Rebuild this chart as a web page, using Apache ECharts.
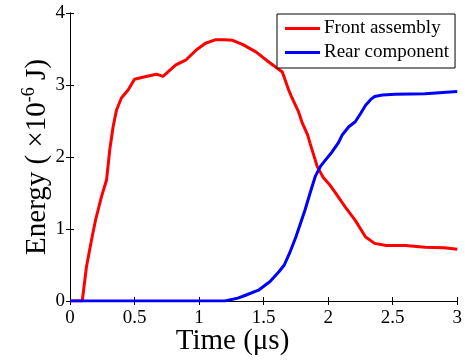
<!DOCTYPE html>
<html>
<head>
<meta charset="utf-8">
<script src="https://cdn.jsdelivr.net/npm/echarts@6/dist/echarts.min.js"></script>
<style>html,body{margin:0;padding:0;background:#fff}#c{width:465px;height:362px}</style>
</head>
<body>
<div id="c"></div>
<script>
var seriesNames = ['Front assembly', 'Rear component'];
var frontTime = [0, 0.095, 0.128, 0.167, 0.198, 0.244, 0.283, 0.308, 0.334, 0.36, 0.398, 0.45, 0.50, 0.58, 0.67, 0.72, 0.82, 0.9, 0.98, 1.05, 1.13, 1.2, 1.26, 1.34, 1.44, 1.54, 1.645, 1.69, 1.72, 1.77, 1.80, 1.84, 1.86, 1.915, 1.96, 2.005, 2.05, 2.13, 2.21, 2.29, 2.36, 2.45, 2.60, 2.75, 2.9, 3.0];
var frontEnergy = [0, 0, 0.48, 0.85, 1.125, 1.45, 1.68, 2.10, 2.42, 2.65, 2.82, 2.93, 3.08, 3.115, 3.15, 3.12, 3.28, 3.35, 3.49, 3.58, 3.63, 3.63, 3.62, 3.56, 3.46, 3.32, 3.18, 2.95, 2.82, 2.63, 2.47, 2.31, 2.19, 1.87, 1.72, 1.63, 1.52, 1.31, 1.12, 0.89, 0.80, 0.77, 0.77, 0.745, 0.74, 0.72];
var rearTime = [0, 1.2, 1.3, 1.36, 1.46, 1.55, 1.62, 1.66, 1.70, 1.75, 1.82, 1.86, 1.90, 1.94, 1.98, 2.03, 2.08, 2.11, 2.16, 2.21, 2.25, 2.29, 2.33, 2.36, 2.42, 2.52, 2.75, 3.0];
var rearEnergy = [0, 0, 0.04, 0.08, 0.15, 0.27, 0.41, 0.5, 0.66, 0.89, 1.26, 1.5, 1.73, 1.87, 1.96, 2.07, 2.2, 2.31, 2.42, 2.49, 2.6, 2.72, 2.8, 2.84, 2.86, 2.87, 2.88, 2.91];
var xTicks = [0, 0.5, 1, 1.5, 2, 2.5, 3];
var yTicks = [0, 1, 2, 3, 4];
var xTitle = 'Time (μs)';
var yTitleMain = 'Energy ( ×10';
var yTitleSup = '-6';
var yTitleEnd = ' J)';

function zip(a, b) { return a.map(function (v, i) { return [v, b[i]]; }); }
var FONT = '"Liberation Serif", "Times New Roman", serif';

var chart = echarts.init(document.getElementById('c'), null, { renderer: 'canvas' });
var axisCommon = {
  type: 'value',
  axisLine: { show: true, lineStyle: { color: '#000', width: 1 } },
  axisTick: { show: true, inside: true, length: 4, lineStyle: { color: '#000' } },
  splitLine: { show: false }
};
chart.setOption({
  animation: false,
  backgroundColor: '#fff',
  grid: { left: 70, right: 5, top: 13, bottom: 61 },
  xAxis: [
    Object.assign({}, axisCommon, {
      min: xTicks[0], max: xTicks[xTicks.length - 1], interval: 0.5,
      axisLabel: { color: '#000', fontFamily: FONT, fontSize: 19, margin: 8,
        formatter: function (v) { return String(v); } }
    }),
    Object.assign({}, axisCommon, {
      position: 'top', min: xTicks[0], max: xTicks[xTicks.length - 1], interval: 0.5,
      axisLabel: { show: false }
    })
  ],
  yAxis: [
    Object.assign({}, axisCommon, {
      min: yTicks[0], max: yTicks[yTicks.length - 1], interval: 1,
      axisLabel: { color: '#000', fontFamily: FONT, fontSize: 19, margin: 5 }
    }),
    Object.assign({}, axisCommon, {
      position: 'right', min: yTicks[0], max: yTicks[yTicks.length - 1], interval: 1,
      axisLabel: { show: false }
    })
  ],
  legend: {
    orient: 'vertical',
    left: 277, top: 14,
    width: 182,
    padding: [5, 6, 6, 8],
    itemGap: 5,
    itemWidth: 35, itemHeight: 3,
    icon: 'rect',
    borderColor: '#000', borderWidth: 1,
    backgroundColor: '#fff',
    textStyle: { fontFamily: FONT, fontSize: 19, color: '#000', lineHeight: 19, padding: [0, 0, 0, -1] },
    data: seriesNames
  },
  series: [
    { name: seriesNames[0], type: 'line', data: zip(frontTime, frontEnergy), showSymbol: false,
      lineStyle: { color: '#ff0000', width: 3 }, itemStyle: { color: '#ff0000' }, z: 2 },
    { name: seriesNames[1], type: 'line', data: zip(rearTime, rearEnergy), showSymbol: false,
      lineStyle: { color: '#0000ff', width: 3 }, itemStyle: { color: '#0000ff' }, z: 3 }
  ],
  graphic: [
    { type: 'text', left: 'center', x: 0, top: 327,
      style: { text: xTitle, font: '29px ' + FONT, fill: '#000' } },
    { type: 'text', x: 36, y: 157, rotation: Math.PI / 2,
      style: {
        text: '{m|' + yTitleMain + '}{s|' + yTitleSup + '}{m|' + yTitleEnd + '}',
        align: 'center', verticalAlign: 'middle',
        rich: {
          m: { fontFamily: FONT, fontSize: 29, lineHeight: 32, fill: '#000', verticalAlign: 'bottom' },
          s: { fontFamily: FONT, fontSize: 18, lineHeight: 32, fill: '#000', verticalAlign: 'top' }
        }
      } }
  ]
});
</script>
</body>
</html>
☆ ☆ ☆
# TO DO
Return the material exactly as given, apart from the pictures.

# SOLUTION TO THE PROBLEM
Rebuild this chart as a web page, using Apache ECharts.
<!DOCTYPE html>
<html>
<head>
<meta charset="utf-8">
<script src="https://cdn.jsdelivr.net/npm/echarts@6/dist/echarts.min.js"></script>
<style>html,body{margin:0;padding:0;background:#fff}#c{width:465px;height:362px}</style>
</head>
<body>
<div id="c"></div>
<script>
var seriesNames = ['Front assembly', 'Rear component'];
var frontTime = [0, 0.095, 0.128, 0.167, 0.198, 0.244, 0.283, 0.308, 0.334, 0.36, 0.398, 0.45, 0.50, 0.58, 0.67, 0.72, 0.82, 0.9, 0.98, 1.05, 1.13, 1.2, 1.26, 1.34, 1.44, 1.54, 1.645, 1.69, 1.72, 1.77, 1.80, 1.84, 1.86, 1.915, 1.96, 2.005, 2.05, 2.13, 2.21, 2.29, 2.36, 2.45, 2.60, 2.75, 2.9, 3.0];
var frontEnergy = [0, 0, 0.48, 0.85, 1.125, 1.45, 1.68, 2.10, 2.42, 2.65, 2.82, 2.93, 3.08, 3.115, 3.15, 3.12, 3.28, 3.35, 3.49, 3.58, 3.63, 3.63, 3.62, 3.56, 3.46, 3.32, 3.18, 2.95, 2.82, 2.63, 2.47, 2.31, 2.19, 1.87, 1.72, 1.63, 1.52, 1.31, 1.12, 0.89, 0.80, 0.77, 0.77, 0.745, 0.74, 0.72];
var rearTime = [0, 1.2, 1.3, 1.36, 1.46, 1.55, 1.62, 1.66, 1.70, 1.75, 1.82, 1.86, 1.90, 1.94, 1.98, 2.03, 2.08, 2.11, 2.16, 2.21, 2.25, 2.29, 2.33, 2.36, 2.42, 2.52, 2.75, 3.0];
var rearEnergy = [0, 0, 0.04, 0.08, 0.15, 0.27, 0.41, 0.5, 0.66, 0.89, 1.26, 1.5, 1.73, 1.87, 1.96, 2.07, 2.2, 2.31, 2.42, 2.49, 2.6, 2.72, 2.8, 2.84, 2.86, 2.87, 2.88, 2.91];
var xTicks = [0, 0.5, 1, 1.5, 2, 2.5, 3];
var yTicks = [0, 1, 2, 3, 4];
var xTitle = 'Time (μs)';
var yTitleMain = 'Energy ( ×10';
var yTitleSup = '-6';
var yTitleEnd = ' J)';

function zip(a, b) { return a.map(function (v, i) { return [v, b[i]]; }); }
var FONT = '"Liberation Serif", "Times New Roman", serif';

var chart = echarts.init(document.getElementById('c'), null, { renderer: 'canvas' });
var axisCommon = {
  type: 'value',
  axisLine: { show: true, lineStyle: { color: '#000', width: 1 } },
  axisTick: { show: true, inside: true, length: 4, lineStyle: { color: '#000' } },
  splitLine: { show: false }
};
chart.setOption({
  animation: false,
  backgroundColor: '#fff',
  grid: { left: 70, right: 5, top: 13, bottom: 61 },
  xAxis: [
    Object.assign({}, axisCommon, {
      min: xTicks[0], max: xTicks[xTicks.length - 1], interval: 0.5,
      axisLabel: { color: '#000', fontFamily: FONT, fontSize: 19, margin: 8,
        formatter: function (v) { return String(v); } }
    }),
    Object.assign({}, axisCommon, {
      position: 'top', min: xTicks[0], max: xTicks[xTicks.length - 1], interval: 0.5,
      axisLabel: { show: false }
    })
  ],
  yAxis: [
    Object.assign({}, axisCommon, {
      min: yTicks[0], max: yTicks[yTicks.length - 1], interval: 1,
      axisLabel: { color: '#000', fontFamily: FONT, fontSize: 19, margin: 5 }
    }),
    Object.assign({}, axisCommon, {
      position: 'right', min: yTicks[0], max: yTicks[yTicks.length - 1], interval: 1,
      axisLabel: { show: false }
    })
  ],
  legend: {
    orient: 'vertical',
    left: 277, top: 14,
    width: 182,
    padding: [5, 6, 6, 8],
    itemGap: 5,
    itemWidth: 35, itemHeight: 3,
    icon: 'rect',
    borderColor: '#000', borderWidth: 1,
    backgroundColor: '#fff',
    textStyle: { fontFamily: FONT, fontSize: 19, color: '#000', lineHeight: 19, padding: [0, 0, 0, -1] },
    data: seriesNames
  },
  series: [
    { name: seriesNames[0], type: 'line', data: zip(frontTime, frontEnergy), showSymbol: false,
      lineStyle: { color: '#ff0000', width: 3 }, itemStyle: { color: '#ff0000' }, z: 2 },
    { name: seriesNames[1], type: 'line', data: zip(rearTime, rearEnergy), showSymbol: false,
      lineStyle: { color: '#0000ff', width: 3 }, itemStyle: { color: '#0000ff' }, z: 3 }
  ],
  graphic: [
    { type: 'text', left: 'center', x: 0, top: 327,
      style: { text: xTitle, font: '29px ' + FONT, fill: '#000' } },
    { type: 'text', x: 36, y: 157, rotation: Math.PI / 2,
      style: {
        text: '{m|' + yTitleMain + '}{s|' + yTitleSup + '}{m|' + yTitleEnd + '}',
        align: 'center', verticalAlign: 'middle',
        rich: {
          m: { fontFamily: FONT, fontSize: 29, lineHeight: 32, fill: '#000', verticalAlign: 'bottom' },
          s: { fontFamily: FONT, fontSize: 18, lineHeight: 32, fill: '#000', verticalAlign: 'top' }
        }
      } }
  ]
});
</script>
</body>
</html>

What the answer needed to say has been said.